* **Request**
Retype only what runs from the first line of the listing to the line holding "(0,0) rectangle (2359,997);", both included. Do not retype the pictures.

## begin

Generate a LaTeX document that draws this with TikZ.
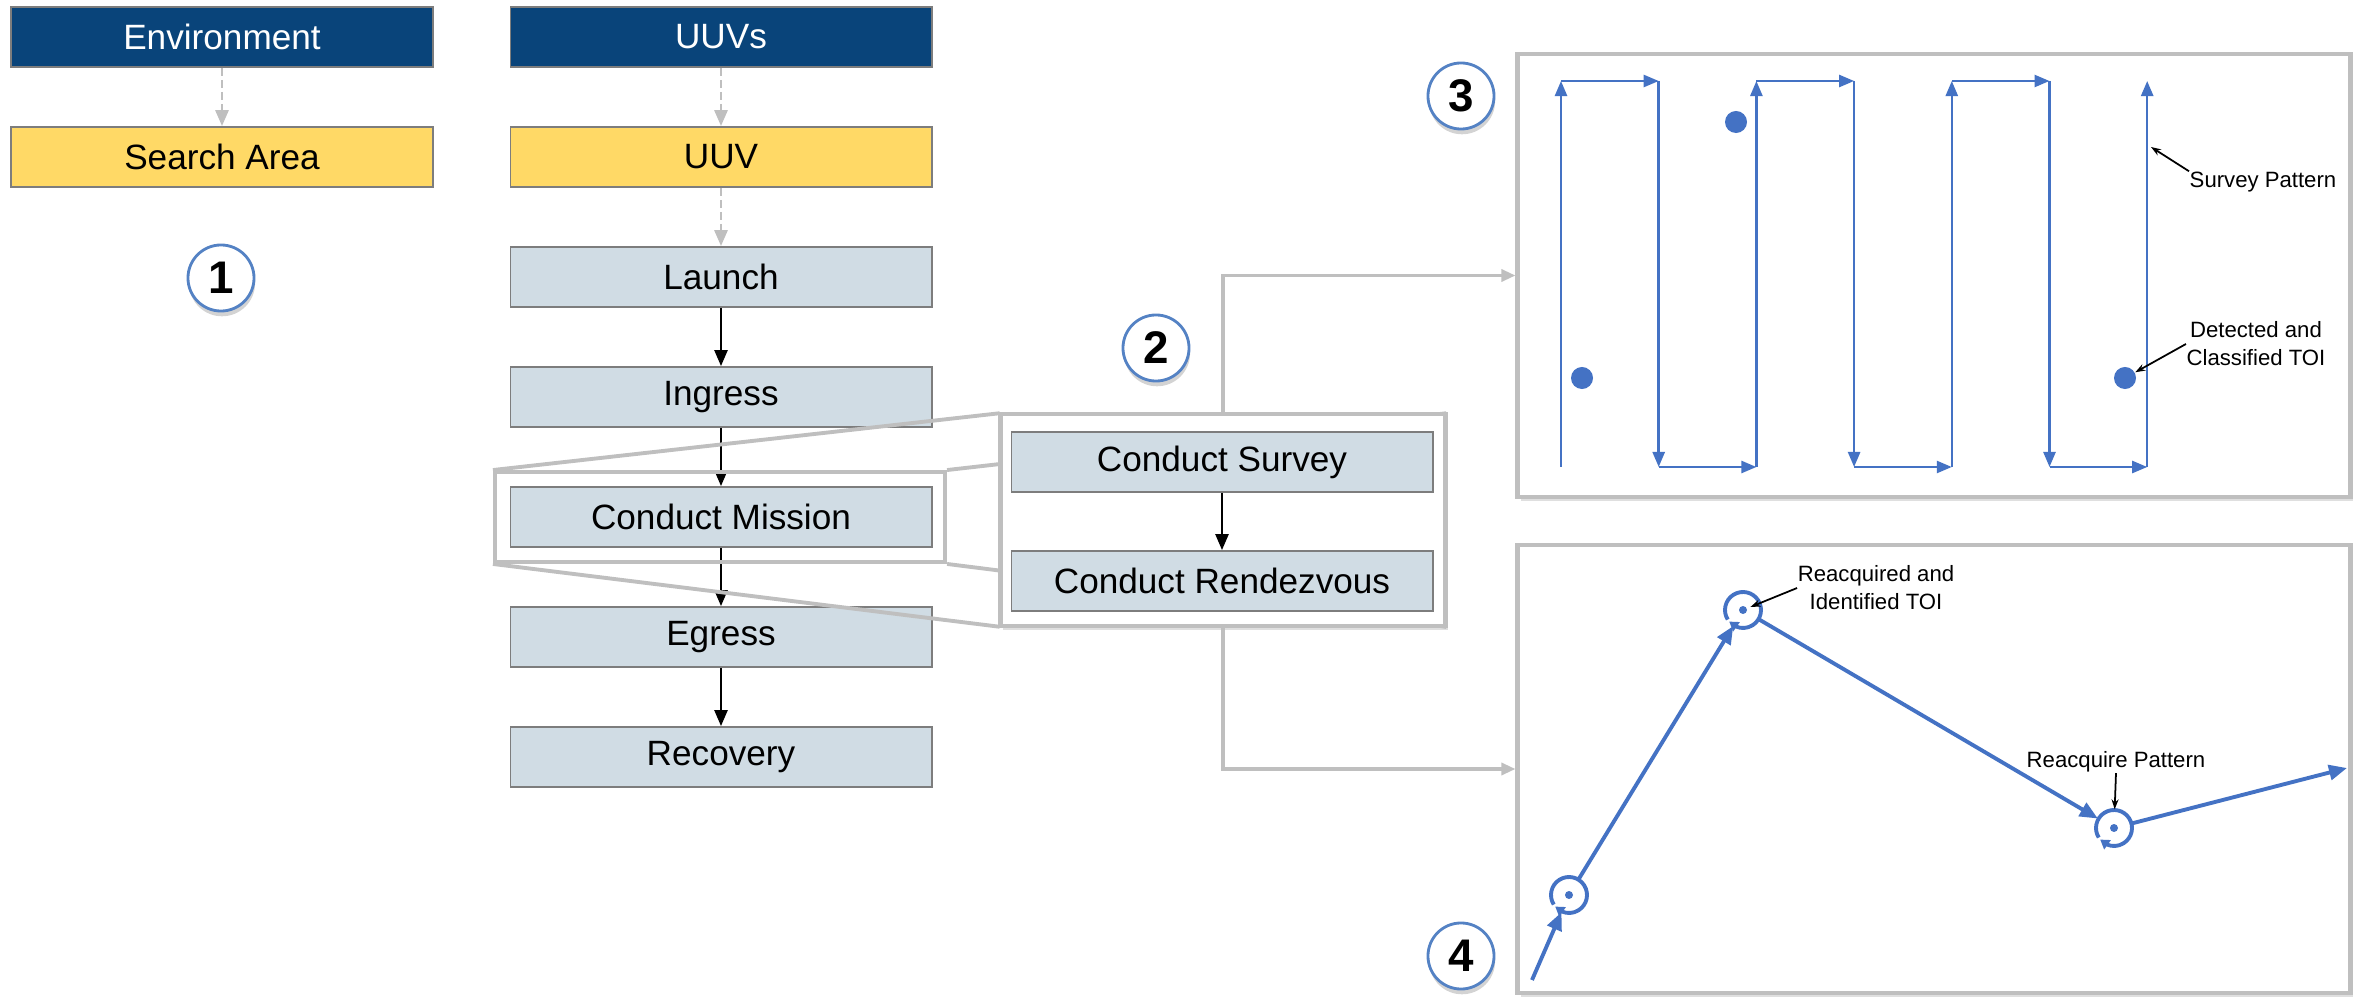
\documentclass[tikz,border=0pt]{standalone}
\usepackage{fontspec}
\setmainfont{Liberation Sans}
\usetikzlibrary{arrows.meta,
                bending,
                shadows}

\definecolor{hdrblue}{RGB}{9,68,122}
\definecolor{gold}{RGB}{255,217,102}
\definecolor{stepgray}{RGB}{208,220,228}
\definecolor{edgegray}{RGB}{125,125,125}
\definecolor{linkgray}{RGB}{191,191,191}
\definecolor{pathblue}{RGB}{68,114,196}
\definecolor{numblue}{RGB}{84,130,196}

\tikzset{
  box/.style={draw=edgegray, line width=0.5pt, minimum width=4.21cm, minimum height=0.6cm,
              inner sep=0pt, font=\fontsize{10}{12}\selectfont},
  hdrbox/.style={box, fill=hdrblue, text=white},
  objbox/.style={box, fill=gold},
  stepbox/.style={box, fill=stepgray},
  flow/.style={-{Triangle[length=0.16cm,width=0.13cm]}, line width=0.7pt, black},
  refine/.style={flow, linkgray, line width=0.8pt, dash pattern=on 0.08cm off 0.04cm},
  zoomline/.style={linkgray, line width=1.1pt},
  link/.style={-{Triangle[length=0.14cm,width=0.12cm]}, linkgray, line width=0.9pt},
  panel/.style={draw=linkgray, line width=1.3pt, fill=white, inner sep=0pt,
                drop shadow={shadow xshift=0.8pt, shadow yshift=-1.2pt, opacity=0.25}},
  numbadge/.style={circle, draw=numblue, line width=0.8pt, fill=white, minimum size=0.66cm,
                   inner sep=0pt, font=\fontsize{13}{15}\selectfont\bfseries,
                   drop shadow={shadow xshift=0.3pt, shadow yshift=-1.5pt, opacity=0.35}},
  sweep/.style={-{Triangle[length=0.15cm,width=0.12cm]}, line width=0.7pt, pathblue},
  track/.style={-{Triangle[length=0.18cm,width=0.15cm]}, line width=1.1pt, pathblue},
  toi/.style={circle, fill=pathblue, minimum size=0.22cm, inner sep=0pt},
  loopspot/.style={circle, minimum size=0.36cm, inner sep=0pt},
  loopline/.style={-{Triangle[length=0.09cm,width=0.11cm]}, line width=1.1pt, pathblue},
  note/.style={font=\fontsize{6.3}{8}\selectfont, align=center, inner sep=0pt},
  callout/.style={-{Stealth[length=0.1cm,width=0.07cm]}, line width=0.5pt, black}
}

\begin{document}
\begin{tikzpicture}[x=0.01cm, y=-0.01cm]
  \useasboundingbox (0,0) rectangle (2359,997);

  \node [hdrbox] (env) at (222,37) {Environment};
  \node [objbox] (area) at (222,157) {Search Area};
  \node [hdrbox] (uuvs) at (721,37) {UUVs};
  \node [objbox] (uuv) at (721,157) {UUV};
  \node [stepbox] (launch) at (721,277) {Launch};
  \node [stepbox] (ingress) at (721,397) {Ingress};
  \node [stepbox] (mission) at (721,517) {Conduct Mission};
  \node [stepbox] (egress) at (721,637) {Egress};
  \node [stepbox] (recovery) at (721,757) {Recovery};

  \draw [refine] (env) -- (area);
  \draw [refine] (uuvs) -- (uuv);
  \draw [refine] (uuv) -- (launch);
  \draw [flow] (launch) -- (ingress);
  \draw [flow] (ingress) -- (mission);
  \draw [flow] (mission) -- (egress);
  \draw [flow] (egress) -- (recovery);

  \node [draw=linkgray, line width=1.1pt, minimum width=4.5cm, minimum height=0.9cm,
         inner sep=0pt] (zoomsrc) at (720,517) {};
  \node [minimum width=4.45cm, minimum height=2.12cm, inner sep=0pt] (zoomarea) at (1223,520) {};
  \draw [zoomline] (zoomsrc.north west) -- (zoomarea.north west);
  \draw [zoomline] (zoomsrc.south west) -- (zoomarea.south west);
  \draw [zoomline] (zoomsrc.north east) -- (zoomarea.north east);
  \draw [zoomline] (zoomsrc.south east) -- (zoomarea.south east);
  \node [panel, minimum width=4.45cm, minimum height=2.12cm] (zoompanel) at (1223,520) {};
  \node [stepbox] (survey) at (1222,462) {Conduct Survey};
  \node [stepbox] (rendezvous) at (1222,581) {Conduct Rendezvous};
  \draw [flow] (survey) -- (rendezvous);

  \node [panel, minimum width=8.32cm, minimum height=4.43cm] (surveypanel) at (1934,275.5) {};
  \node [panel, minimum width=8.32cm, minimum height=4.48cm] (reacqpanel) at (1934,769) {};
  \draw [link] (zoompanel.north) |- (surveypanel.west);
  \draw [link] (zoompanel.south) |- (reacqpanel.west);

  \draw [sweep] (1561,467) -- (1561,81);
  \draw [sweep] (1561,81) -- (1658.7,81);
  \draw [sweep] (1658.7,81) -- (1658.7,467);
  \draw [sweep] (1658.7,467) -- (1756.4,467);
  \draw [sweep] (1756.4,467) -- (1756.4,81);
  \draw [sweep] (1756.4,81) -- (1854.1,81);
  \draw [sweep] (1854.1,81) -- (1854.1,467);
  \draw [sweep] (1854.1,467) -- (1951.8,467);
  \draw [sweep] (1951.8,467) -- (1951.8,81);
  \draw [sweep] (1951.8,81) -- (2049.5,81);
  \draw [sweep] (2049.5,81) -- (2049.5,467);
  \draw [sweep] (2049.5,467) -- (2147.2,467);
  \draw [sweep] (2147.2,467) -- (2147.2,81);
  \node [toi] (toia) at (1736,122) {};
  \node [toi] (toib) at (1582,378) {};
  \node [toi] (toic) at (2125,378) {};
  \node [note] (svpat) at (2263,182) {Survey Pattern};
  \coordinate (svtip) at (2151,147);
  \draw [callout] (svpat.north west) -- (svtip);
  \node [note] (dettoi) at (2256,344) {Detected and\\Classified TOI};
  \draw [callout] (dettoi.west) -- (toic);

  \coordinate (trkstart) at (1532,980);
  \coordinate (trkend) at (2347,768);
  \node [loopspot] (ca) at (1569,895) {};
  \node [loopspot] (cb) at (1743,610) {};
  \node [loopspot] (cc) at (2114,828) {};
  \draw [loopline] (ca.center) ++(-212:18) arc [start angle=-212, end angle=140, radius=18];
  \draw [loopline] (cb.center) ++(-212:18) arc [start angle=-212, end angle=140, radius=18];
  \draw [loopline] (cc.center) ++(-212:18) arc [start angle=-212, end angle=140, radius=18];
  \fill [pathblue] (ca) circle [radius=4];
  \fill [pathblue] (cb) circle [radius=4];
  \fill [pathblue] (cc) circle [radius=4];
  \draw [track] (trkstart) -- (ca);
  \draw [track] (ca) -- (cb);
  \draw [track] (cb) -- (cc);
  \draw [track] (cc) -- (trkend);
  \node [note] (toiid) at (1876,588) {Reacquired and\\Identified TOI};
  \draw [callout, shorten >=0.08cm] (toiid.west) -- (cb.center);
  \node [note] (reacq) at (2116,762) {Reacquire Pattern};
  \draw [callout] (reacq.south) -- (cc);

  \node [numbadge] (numa) at (221,278) {1};
  \node [numbadge] (numb) at (1156,348) {2};
  \node [numbadge] (numc) at (1461,96) {3};
  \node [numbadge] (numd) at (1461,956) {4};
\end{tikzpicture}
\end{document}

## end

* **Result**
Generate a LaTeX document that draws this with TikZ.
\documentclass[tikz,border=0pt]{standalone}
\usepackage{fontspec}
\setmainfont{Liberation Sans}
\usetikzlibrary{arrows.meta,
                bending,
                shadows}

\definecolor{hdrblue}{RGB}{9,68,122}
\definecolor{gold}{RGB}{255,217,102}
\definecolor{stepgray}{RGB}{208,220,228}
\definecolor{edgegray}{RGB}{125,125,125}
\definecolor{linkgray}{RGB}{191,191,191}
\definecolor{pathblue}{RGB}{68,114,196}
\definecolor{numblue}{RGB}{84,130,196}

\tikzset{
  box/.style={draw=edgegray, line width=0.5pt, minimum width=4.21cm, minimum height=0.6cm,
              inner sep=0pt, font=\fontsize{10}{12}\selectfont},
  hdrbox/.style={box, fill=hdrblue, text=white},
  objbox/.style={box, fill=gold},
  stepbox/.style={box, fill=stepgray},
  flow/.style={-{Triangle[length=0.16cm,width=0.13cm]}, line width=0.7pt, black},
  refine/.style={flow, linkgray, line width=0.8pt, dash pattern=on 0.08cm off 0.04cm},
  zoomline/.style={linkgray, line width=1.1pt},
  link/.style={-{Triangle[length=0.14cm,width=0.12cm]}, linkgray, line width=0.9pt},
  panel/.style={draw=linkgray, line width=1.3pt, fill=white, inner sep=0pt,
                drop shadow={shadow xshift=0.8pt, shadow yshift=-1.2pt, opacity=0.25}},
  numbadge/.style={circle, draw=numblue, line width=0.8pt, fill=white, minimum size=0.66cm,
                   inner sep=0pt, font=\fontsize{13}{15}\selectfont\bfseries,
                   drop shadow={shadow xshift=0.3pt, shadow yshift=-1.5pt, opacity=0.35}},
  sweep/.style={-{Triangle[length=0.15cm,width=0.12cm]}, line width=0.7pt, pathblue},
  track/.style={-{Triangle[length=0.18cm,width=0.15cm]}, line width=1.1pt, pathblue},
  toi/.style={circle, fill=pathblue, minimum size=0.22cm, inner sep=0pt},
  loopspot/.style={circle, minimum size=0.36cm, inner sep=0pt},
  loopline/.style={-{Triangle[length=0.09cm,width=0.11cm]}, line width=1.1pt, pathblue},
  note/.style={font=\fontsize{6.3}{8}\selectfont, align=center, inner sep=0pt},
  callout/.style={-{Stealth[length=0.1cm,width=0.07cm]}, line width=0.5pt, black}
}

\begin{document}
\begin{tikzpicture}[x=0.01cm, y=-0.01cm]
  \useasboundingbox (0,0) rectangle (2359,997);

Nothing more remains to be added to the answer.